Return only the lines running from the line that holds "The picture is" to the line that holds "evseType2, evseType3, electricityCost];", including both.

DATA:
⁂

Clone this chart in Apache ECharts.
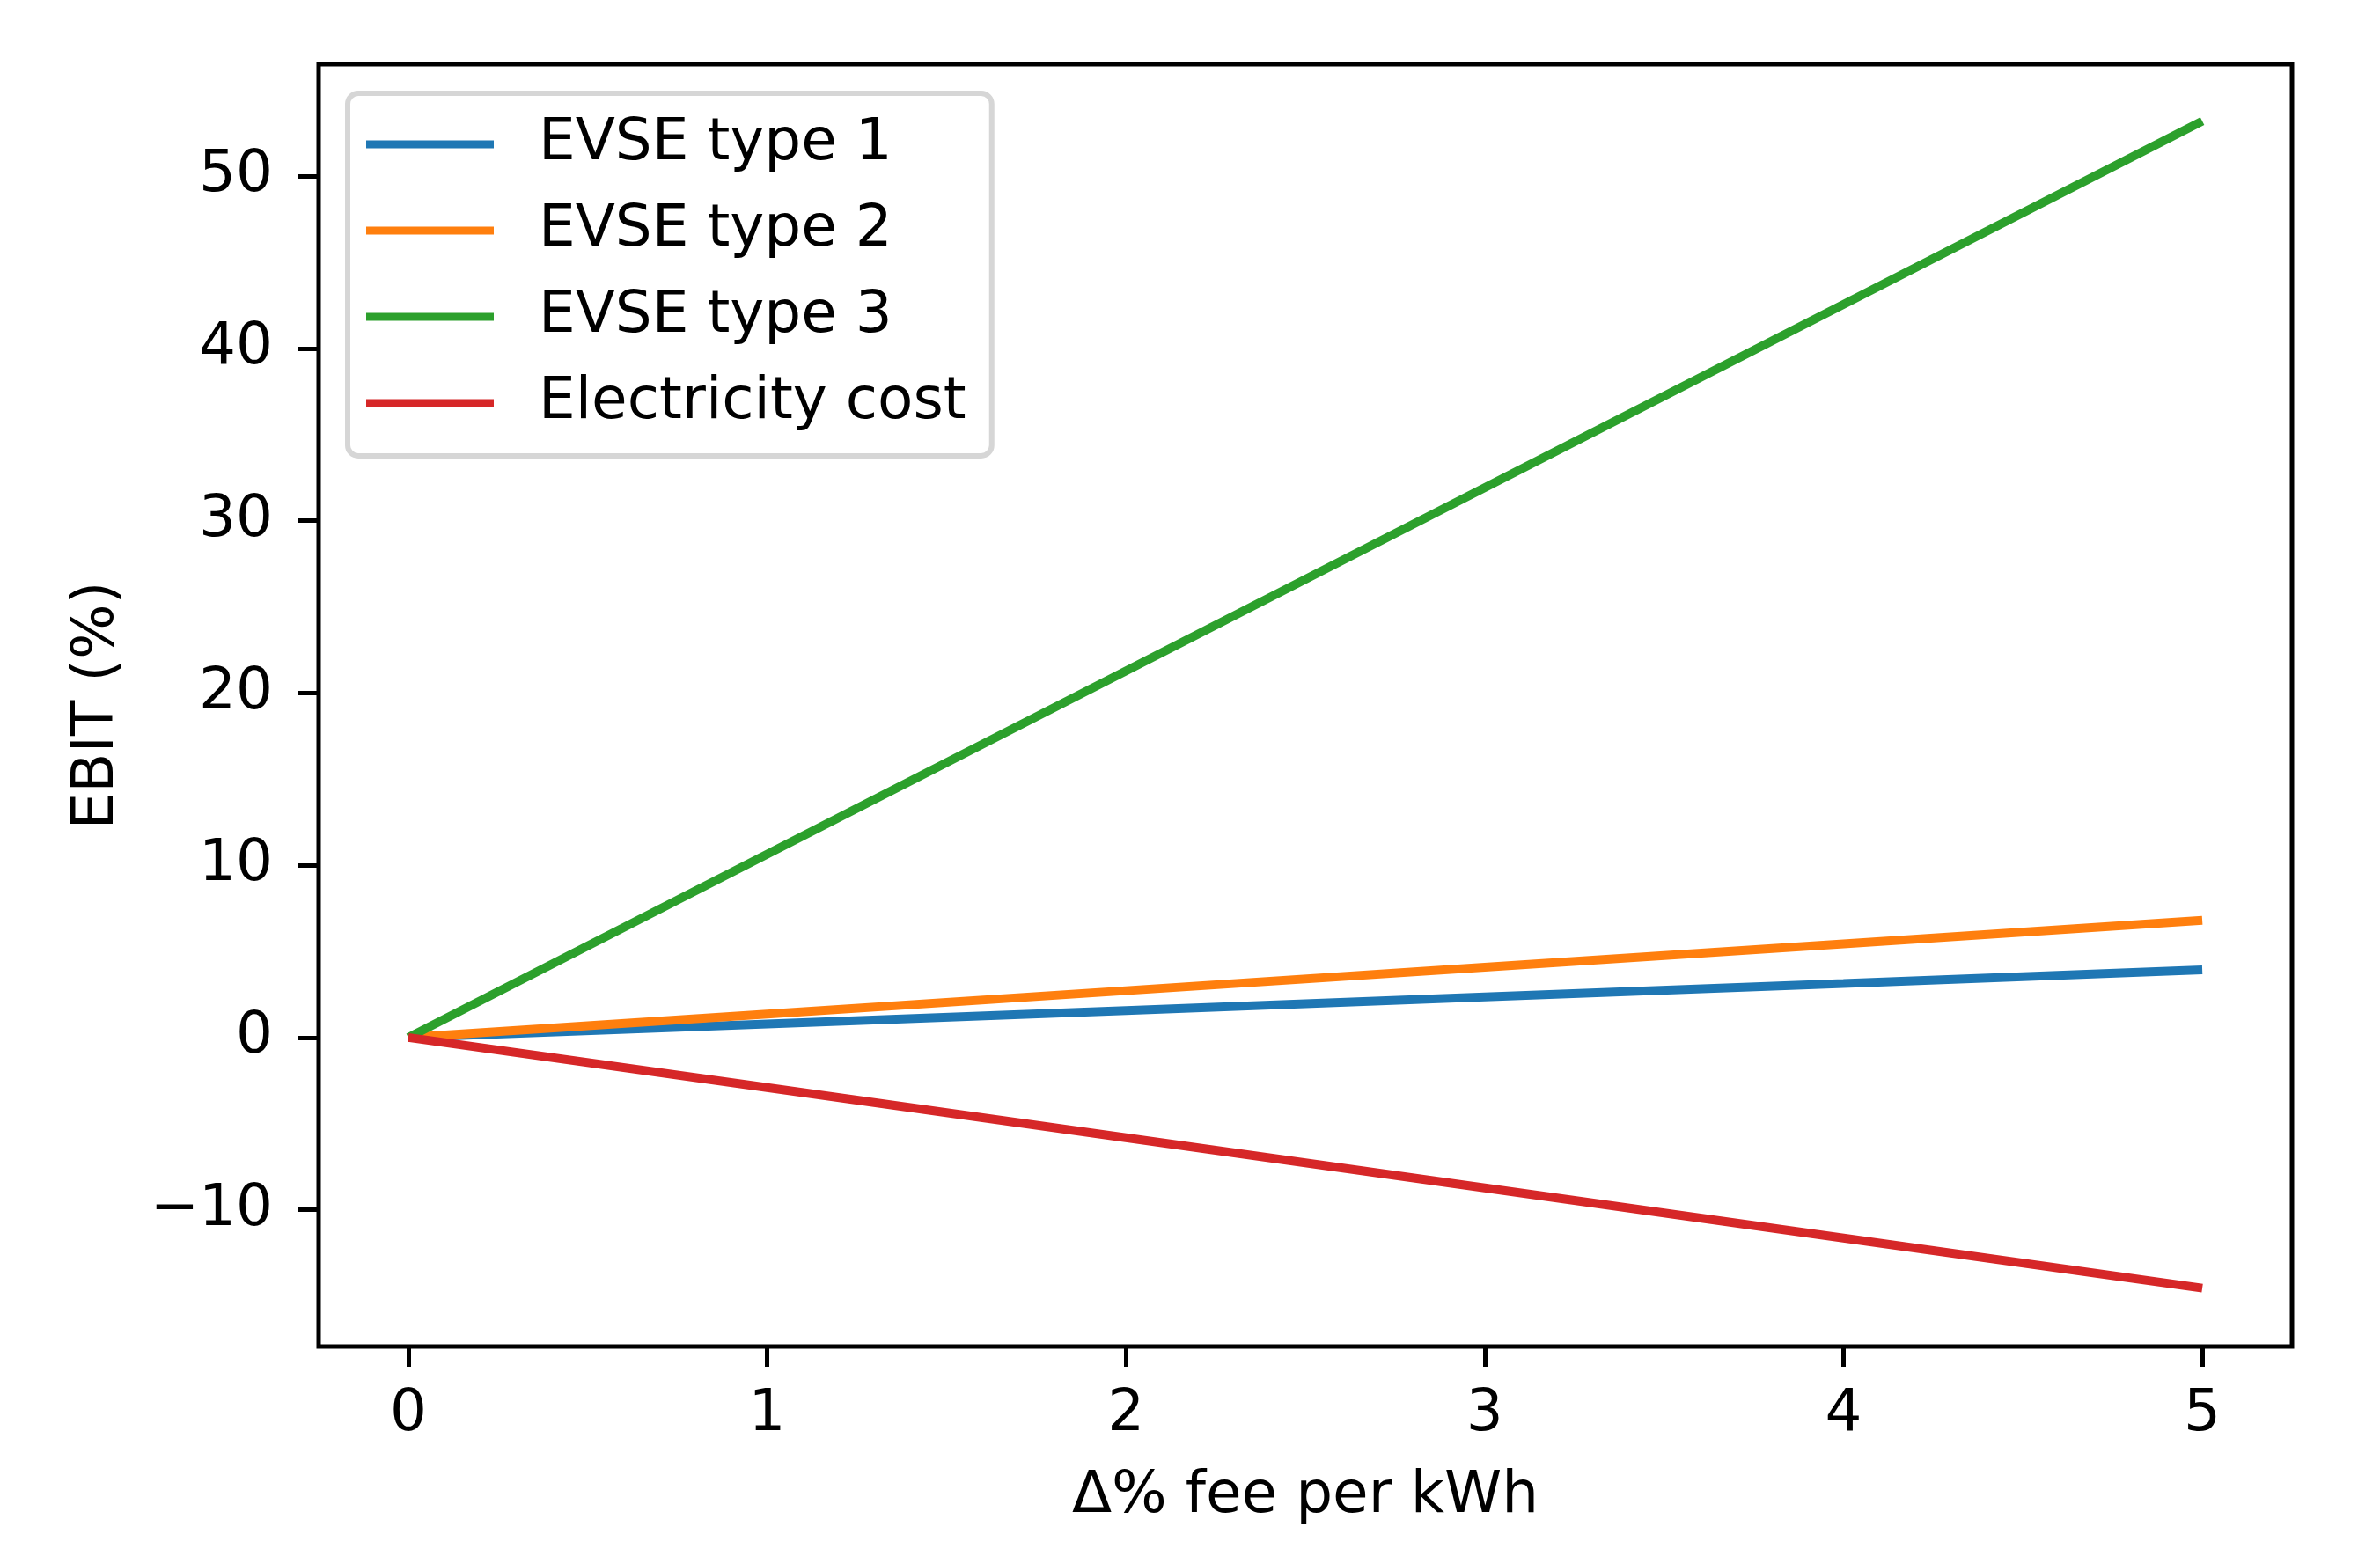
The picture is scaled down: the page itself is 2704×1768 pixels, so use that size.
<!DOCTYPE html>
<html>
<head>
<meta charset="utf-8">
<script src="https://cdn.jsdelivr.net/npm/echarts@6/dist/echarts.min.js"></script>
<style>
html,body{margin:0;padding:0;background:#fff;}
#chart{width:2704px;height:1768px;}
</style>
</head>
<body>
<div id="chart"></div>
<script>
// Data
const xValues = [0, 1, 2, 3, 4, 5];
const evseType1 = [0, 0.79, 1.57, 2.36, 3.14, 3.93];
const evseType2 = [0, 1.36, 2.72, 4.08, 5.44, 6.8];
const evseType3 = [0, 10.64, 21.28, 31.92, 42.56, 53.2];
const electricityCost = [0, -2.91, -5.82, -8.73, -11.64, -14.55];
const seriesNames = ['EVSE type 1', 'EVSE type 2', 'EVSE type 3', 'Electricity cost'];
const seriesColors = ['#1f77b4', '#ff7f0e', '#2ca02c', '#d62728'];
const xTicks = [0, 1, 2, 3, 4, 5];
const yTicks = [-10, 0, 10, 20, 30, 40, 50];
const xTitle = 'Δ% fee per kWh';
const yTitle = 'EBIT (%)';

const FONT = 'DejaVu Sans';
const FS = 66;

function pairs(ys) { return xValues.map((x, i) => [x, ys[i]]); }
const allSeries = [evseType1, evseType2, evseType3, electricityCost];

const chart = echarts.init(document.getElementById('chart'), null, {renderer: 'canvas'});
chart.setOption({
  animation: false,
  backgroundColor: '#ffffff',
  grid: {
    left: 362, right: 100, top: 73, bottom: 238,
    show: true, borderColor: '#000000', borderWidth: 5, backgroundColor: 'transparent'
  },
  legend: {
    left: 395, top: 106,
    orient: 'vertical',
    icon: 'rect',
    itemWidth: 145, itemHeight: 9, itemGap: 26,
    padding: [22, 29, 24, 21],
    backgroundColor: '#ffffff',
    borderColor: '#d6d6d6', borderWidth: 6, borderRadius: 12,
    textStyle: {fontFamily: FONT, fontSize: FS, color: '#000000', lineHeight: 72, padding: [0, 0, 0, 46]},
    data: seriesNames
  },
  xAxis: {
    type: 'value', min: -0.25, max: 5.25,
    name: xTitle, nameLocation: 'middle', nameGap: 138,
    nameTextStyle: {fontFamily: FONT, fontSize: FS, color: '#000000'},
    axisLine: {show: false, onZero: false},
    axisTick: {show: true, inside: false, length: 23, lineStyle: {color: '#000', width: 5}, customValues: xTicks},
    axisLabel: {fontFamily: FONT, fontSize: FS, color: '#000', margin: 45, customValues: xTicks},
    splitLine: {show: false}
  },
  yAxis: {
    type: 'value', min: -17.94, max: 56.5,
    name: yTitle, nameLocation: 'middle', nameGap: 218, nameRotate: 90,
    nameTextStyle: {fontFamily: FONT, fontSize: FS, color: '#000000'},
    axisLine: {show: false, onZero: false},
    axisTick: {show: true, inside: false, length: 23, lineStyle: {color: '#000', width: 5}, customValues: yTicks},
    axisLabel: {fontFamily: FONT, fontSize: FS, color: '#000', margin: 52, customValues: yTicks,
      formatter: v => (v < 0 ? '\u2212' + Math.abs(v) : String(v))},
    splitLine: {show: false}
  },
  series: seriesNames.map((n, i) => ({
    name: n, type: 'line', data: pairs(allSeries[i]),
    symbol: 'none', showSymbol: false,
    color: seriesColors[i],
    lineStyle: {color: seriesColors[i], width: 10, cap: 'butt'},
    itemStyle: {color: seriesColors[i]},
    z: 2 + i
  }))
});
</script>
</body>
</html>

⁂

ANSWER TO THIS TASK:
The picture is scaled down: the page itself is 2704×1768 pixels, so use that size.
<!DOCTYPE html>
<html>
<head>
<meta charset="utf-8">
<script src="https://cdn.jsdelivr.net/npm/echarts@6/dist/echarts.min.js"></script>
<style>
html,body{margin:0;padding:0;background:#fff;}
#chart{width:2704px;height:1768px;}
</style>
</head>
<body>
<div id="chart"></div>
<script>
// Data
const xValues = [0, 1, 2, 3, 4, 5];
const evseType1 = [0, 0.79, 1.57, 2.36, 3.14, 3.93];
const evseType2 = [0, 1.36, 2.72, 4.08, 5.44, 6.8];
const evseType3 = [0, 10.64, 21.28, 31.92, 42.56, 53.2];
const electricityCost = [0, -2.91, -5.82, -8.73, -11.64, -14.55];
const seriesNames = ['EVSE type 1', 'EVSE type 2', 'EVSE type 3', 'Electricity cost'];
const seriesColors = ['#1f77b4', '#ff7f0e', '#2ca02c', '#d62728'];
const xTicks = [0, 1, 2, 3, 4, 5];
const yTicks = [-10, 0, 10, 20, 30, 40, 50];
const xTitle = 'Δ% fee per kWh';
const yTitle = 'EBIT (%)';

const FONT = 'DejaVu Sans';
const FS = 66;

function pairs(ys) { return xValues.map((x, i) => [x, ys[i]]); }
const allSeries = [evseType1, evseType2, evseType3, electricityCost];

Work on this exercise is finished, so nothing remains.